■ **GIVEN PROBLEM**
Sift the listing for lines that hold the string "with" and pull them out.

■ **DATASET EXCERPT**
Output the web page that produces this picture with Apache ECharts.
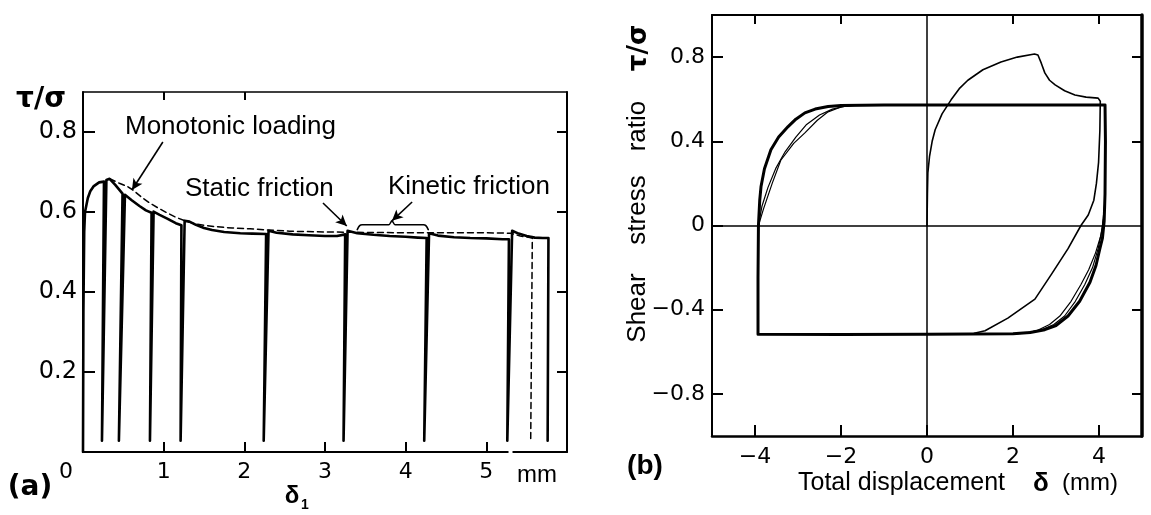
<!DOCTYPE html>
<html>
<head>
<meta charset="utf-8">
<script src="https://cdn.jsdelivr.net/npm/echarts@6.0.0/dist/echarts.min.js"></script>
<style>
  html, body { margin: 0; padding: 0; background: #fff; }
  #chart { width: 1151px; height: 515px; }
</style>
</head>
<body>
<div id="chart"></div>
<script>
// ---- Panel (a): shear stress ratio vs. displacement δ1 (mm) ----
// cyclic test: envelope with unloading / reloading drops
const cyclicA = [
  [0, 0], [0.005, 0.35], [0.015, 0.55], [0.025, 0.6], [0.045, 0.605], [0.06, 0.635],
  [0.09, 0.652], [0.13, 0.664], [0.2, 0.674], [0.26, 0.676],
  [0.235, 0.028],
  [0.29, 0.68], [0.33, 0.683], [0.4, 0.668], [0.49, 0.646],
  [0.445, 0.028],
  [0.52, 0.643], [0.6, 0.63], [0.7, 0.615], [0.78, 0.604], [0.85, 0.598],
  [0.83, 0.028],
  [0.875, 0.601], [0.95, 0.593], [1.05, 0.583], [1.15, 0.572], [1.22, 0.567],
  [1.21, 0.028],
  [1.26, 0.578], [1.32, 0.576], [1.4, 0.568], [1.5, 0.56], [1.6, 0.555], [1.75, 0.55],
  [1.95, 0.547], [2.1, 0.546], [2.27, 0.545],
  [2.24, 0.028],
  [2.3, 0.553], [2.4, 0.548], [2.6, 0.544], [2.8, 0.542], [3.0, 0.54], [3.15, 0.54], [3.25, 0.544],
  [3.23, 0.028],
  [3.28, 0.553], [3.4, 0.547], [3.6, 0.543], [3.8, 0.54], [4.0, 0.538], [4.15, 0.536], [4.26, 0.535],
  [4.23, 0.028],
  [4.29, 0.547], [4.4, 0.541], [4.6, 0.537], [4.8, 0.535], [5.0, 0.534], [5.2, 0.532], [5.28, 0.532],
  [5.26, 0.028],
  [5.32, 0.553], [5.4, 0.546], [5.5, 0.54], [5.6, 0.536], [5.7, 0.535], [5.77, 0.535],
  [5.76, 0.028]
];
// monotonic loading (dashed)
const monotonicA = [
  [0.33, 0.683], [0.45, 0.672], [0.55, 0.664], [0.62, 0.655], [0.72, 0.638], [0.83, 0.622],
  [0.94, 0.609], [1.04, 0.598], [1.16, 0.586], [1.28, 0.577], [1.4, 0.57], [1.5, 0.567],
  [1.66, 0.563], [1.85, 0.56], [2.07, 0.558], [2.3, 0.555], [2.56, 0.552], [3.0, 0.55],
  [3.5, 0.549], [4.0, 0.548], [4.5, 0.548], [5.0, 0.548], [5.3, 0.547], [5.42, 0.54],
  [5.57, 0.535], [5.55, 0.028]
];
const ticksXA = [1, 2, 3, 4, 5];
const ticksYA = [0.2, 0.4, 0.6, 0.8];

// ---- Panel (b): shear stress ratio vs. total displacement δ (mm) ----
// first loading and first reversal (thin)
const firstLoadB = [
  [0, 0], [0.01, 0.15], [0.02, 0.25], [0.06, 0.33], [0.12, 0.4], [0.19, 0.455], [0.35, 0.53],
  [0.56, 0.597], [0.75, 0.65], [0.95, 0.69], [1.3, 0.74], [1.72, 0.777], [2.1, 0.8],
  [2.5, 0.815], [2.58, 0.81], [2.66, 0.77], [2.74, 0.725], [2.85, 0.69], [2.98, 0.668],
  [3.2, 0.64], [3.44, 0.62], [3.7, 0.61], [3.98, 0.605], [4.03, 0.59], [4.02, 0.45],
  [3.99, 0.3], [3.94, 0.2], [3.88, 0.12], [3.75, 0.05], [3.58, 0.0], [3.28, -0.11],
  [2.9, -0.23], [2.51, -0.35], [1.88, -0.44], [1.35, -0.5], [1.1, -0.512]
];
// steady hysteresis loop (thick)
const loopB = [
  [-3.93, -0.517], [-3.93, -0.25], [-3.92, 0], [-3.89, 0.12], [-3.86, 0.185], [-3.78, 0.27],
  [-3.63, 0.36], [-3.45, 0.42], [-3.23, 0.47], [-3.05, 0.505], [-2.84, 0.535], [-2.6, 0.553],
  [-2.3, 0.565], [-2.0, 0.57], [-1.0, 0.572], [0, 0.572], [1, 0.573], [2, 0.573], [3, 0.573],
  [4.14, 0.573], [4.15, 0.4], [4.14, 0.15], [4.12, 0.02], [4.08, -0.06], [4.02, -0.11],
  [3.93, -0.19], [3.79, -0.27], [3.55, -0.36], [3.28, -0.43], [3.0, -0.475], [2.74, -0.495],
  [2.4, -0.508], [2.0, -0.514], [1, -0.516], [0, -0.517], [-2, -0.518], [-3.93, -0.517]
];
// other cycles, where they separate from the steady loop
const cycleLeftA = [
  [-3.92, 0], [-3.84, 0.09], [-3.7, 0.18], [-3.52, 0.27], [-3.3, 0.35], [-3.05, 0.42],
  [-2.8, 0.48], [-2.5, 0.525], [-2.2, 0.553], [-1.9, 0.567], [-1.6, 0.572]
];
const cycleLeftB = [
  [-3.92, 0], [-3.8, 0.08], [-3.6, 0.2], [-3.4, 0.31], [-3.1, 0.39], [-2.84, 0.44],
  [-2.55, 0.5], [-2.3, 0.54], [-2.0, 0.563], [-1.7, 0.572]
];
const cycleRightA = [
  [4.13, 0.1], [4.07, -0.02], [3.98, -0.11], [3.85, -0.2], [3.67, -0.28], [3.45, -0.36],
  [3.2, -0.43], [2.95, -0.47], [2.65, -0.497], [2.3, -0.51], [1.9, -0.516]
];
const cycleRightB = [
  [4.12, 0.05], [4.04, -0.05], [3.92, -0.13], [3.76, -0.21], [3.58, -0.28], [3.35, -0.36],
  [3.09, -0.43], [2.85, -0.47], [2.55, -0.5], [2.2, -0.513], [1.8, -0.517]
];
const ticksXB = [-4, -2, 0, 2, 4];
const ticksYB = [-0.8, -0.4, 0, 0.4, 0.8];

const INK = '#000';
const NUM_FONT = 'DejaVu Sans';
const TXT_FONT = 'Liberation Sans';
const minus = v => (v < 0 ? '\u2212' : '') + Math.abs(v);

function frameAxis(extra) {
  return Object.assign({
    type: 'value',
    axisLine: { show: true, onZero: false, lineStyle: { color: INK, width: 2 } },
    axisTick: { show: true, inside: true, length: 11, lineStyle: { color: INK, width: 2 } },
    axisLabel: { show: false },
    splitLine: { show: false }
  }, extra);
}

function curve(name, xi, data, width, dash) {
  return {
    name, type: 'line', xAxisIndex: xi, yAxisIndex: xi, data,
    showSymbol: false, symbol: 'none', smooth: false, silent: true, z: 3,
    lineStyle: { color: INK, width, type: dash || 'solid', cap: 'round', join: 'round' }
  };
}

const chart = echarts.init(document.getElementById('chart'), null, { renderer: 'canvas' });

const annotationStyle = { color: INK, width: 1.6, type: 'solid' };

const option = {
  animation: false,
  backgroundColor: '#fff',
  grid: [
    { left: 83, top: 92, width: 484, height: 360 },
    { left: 712, top: 15, width: 430, height: 421 }
  ],
  xAxis: [
    frameAxis({
      gridIndex: 0, min: 0, max: 6, position: 'bottom',
      axisTick: { show: true, inside: true, length: 10, customValues: ticksXA, lineStyle: { color: INK, width: 2 } },
      axisLabel: { show: true, customValues: ticksXA, color: INK, fontFamily: NUM_FONT, fontSize: 22, margin: 9 }
    }),
    frameAxis({
      gridIndex: 1, min: -5, max: 5, position: 'bottom',
      axisLine: { show: true, onZero: false, lineStyle: { color: INK, width: 2.5 } },
      axisTick: { show: true, inside: true, length: 11, customValues: ticksXB, lineStyle: { color: INK, width: 2 } },
      axisLabel: { show: true, customValues: ticksXB, formatter: minus, color: INK, fontFamily: NUM_FONT, fontSize: 22, margin: 10 }
    }),
    frameAxis({
      gridIndex: 0, min: 0, max: 6, position: 'top',
      axisLine: { show: true, onZero: false, lineStyle: { color: INK, width: 1.5 } },
      axisTick: { show: true, inside: true, length: 8, customValues: [1, 2], lineStyle: { color: INK, width: 2 } }
    }),
    frameAxis({
      gridIndex: 1, min: -5, max: 5, position: 'top',
      axisTick: { show: true, inside: true, length: 9, customValues: [-4, -2, 2, 4], lineStyle: { color: INK, width: 2 } }
    })
  ],
  yAxis: [
    frameAxis({
      gridIndex: 0, min: 0, max: 0.9, position: 'left',
      axisTick: { show: true, inside: true, length: 12, customValues: ticksYA, lineStyle: { color: INK, width: 2 } },
      axisLabel: { show: true, customValues: ticksYA, formatter: v => v.toFixed(1), color: INK, fontFamily: NUM_FONT, fontSize: 24, margin: 6 }
    }),
    frameAxis({
      gridIndex: 1, min: -1, max: 1, position: 'left',
      axisTick: { show: true, inside: true, length: 11, customValues: ticksYB, lineStyle: { color: INK, width: 2 } },
      axisLabel: { show: true, customValues: ticksYB, formatter: v => v === 0 ? '0' : minus(Number(v.toFixed(1))), color: INK, fontFamily: NUM_FONT, fontSize: 22, margin: 7 }
    }),
    frameAxis({
      gridIndex: 0, min: 0, max: 0.9, position: 'right',
      axisTick: { show: true, inside: true, length: 10, customValues: ticksYA, lineStyle: { color: INK, width: 2 } }
    }),
    frameAxis({
      gridIndex: 1, min: -1, max: 1, position: 'right',
      axisLine: { show: true, onZero: false, lineStyle: { color: INK, width: 3.5 } },
      axisTick: { show: true, inside: true, length: 10, customValues: [-0.8, -0.4, 0.4, 0.8], lineStyle: { color: INK, width: 2 } }
    })
  ],
  series: [
    curve('Cyclic loading', 0, cyclicA, 2.6),
    Object.assign(curve('Monotonic loading', 0, monotonicA, 1.5, [6, 4]), {
      markLine: {
        silent: true, symbol: ['none', 'arrow'], symbolSize: [8, 11],
        label: { show: false }, lineStyle: annotationStyle,
        data: [
          [{ coord: [0.99, 0.775] }, { coord: [0.607, 0.655] }],
          [{ coord: [2.975, 0.6225] }, { coord: [3.27, 0.565] }],
          [{ coord: [4.08, 0.625] }, { coord: [3.83, 0.578] }]
        ]
      }
    }),
    // brace over the kinetic-friction stretch
    Object.assign(curve('Kinetic friction brace', 0, [
      [3.4, 0.556], [3.43, 0.566], [3.46, 0.568], [3.79, 0.568], [3.83, 0.578],
      [3.87, 0.568], [4.22, 0.568], [4.25, 0.566], [4.28, 0.556]
    ], 1.6), { smooth: 0.3 }),

    Object.assign(curve('First loading', 1, firstLoadB, 1.6), {
      markLine: {
        silent: true, symbol: ['none', 'none'], label: { show: false },
        lineStyle: { color: INK, width: 1.5, type: 'solid' },
        data: [{ xAxis: 0 }, { yAxis: 0 }]
      }
    }),
    curve('Cycle A left', 1, cycleLeftA, 1.2),
    curve('Cycle B left', 1, cycleLeftB, 1.2),
    curve('Cycle A right', 1, cycleRightA, 1.2),
    curve('Cycle B right', 1, cycleRightB, 1.2),
    curve('Steady loop', 1, loopB, 3)
  ],
  graphic: []
};

chart.setOption(option);

// texts and small decorations
const gapL = chart.convertToPixel({ xAxisIndex: 0 }, 5.275);
const axisYA = chart.convertToPixel({ yAxisIndex: 0 }, 0);

function txt(text, x, y, font, align, extra) {
  return Object.assign({
    type: 'text', x, y, silent: true, z: 10,
    style: { text, font, fill: INK, align: align || 'left', verticalAlign: 'middle' }
  }, extra || {});
}

const graphics = [
  { type: 'rect', silent: true, z: 5, shape: { x: gapL, y: axisYA - 4, width: 4, height: 8 }, style: { fill: '#fff' } },
  txt('\u03c4/\u03c3', 41, 100, 'bold 28px "DejaVu Sans"', 'center'),
  txt('Monotonic loading', 125, 127, '26px "Liberation Sans"'),
  txt('Static friction', 185, 189, '26px "Liberation Sans"'),
  txt('Kinetic friction', 388, 187, '26px "Liberation Sans"'),
  txt('mm', 537, 475, '24px "Liberation Sans"', 'center'),
  txt('0', 66, 472, '22px "DejaVu Sans"', 'center'),
  txt('(a)', 30, 488, 'bold 28px "DejaVu Sans"', 'center'),
  txt('\u03b4', 292, 496, 'bold 24px "Liberation Sans"', 'center'),
  txt('1', 305, 505, 'bold 14px "Liberation Sans"', 'center'),
  txt('(b)', 645, 466, 'bold 28px "Liberation Sans"', 'center'),
  txt('Total displacement', 798, 483, '25px "Liberation Sans"'),
  txt('\u03b4', 1041, 484, 'bold 26px "Liberation Sans"', 'center'),
  txt('(mm)', 1062, 483, '24px "Liberation Sans"'),
  txt('Shear', 638, 308, '26px "Liberation Sans"', 'center', { rotation: Math.PI / 2 }),
  txt('stress', 638, 210, '26px "Liberation Sans"', 'center', { rotation: Math.PI / 2 }),
  txt('ratio', 638, 126, '26px "Liberation Sans"', 'center', { rotation: Math.PI / 2 }),
  txt('\u03c4/\u03c3', 639, 48, 'bold 26px "DejaVu Sans"', 'center', { rotation: Math.PI / 2 })
];

chart.setOption({ graphic: graphics });
</script>
</body>
</html>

■ **WRITTEN RESPONSE**
Output the web page that produces this picture with Apache ECharts.
// cyclic test: envelope with unloading / reloading drops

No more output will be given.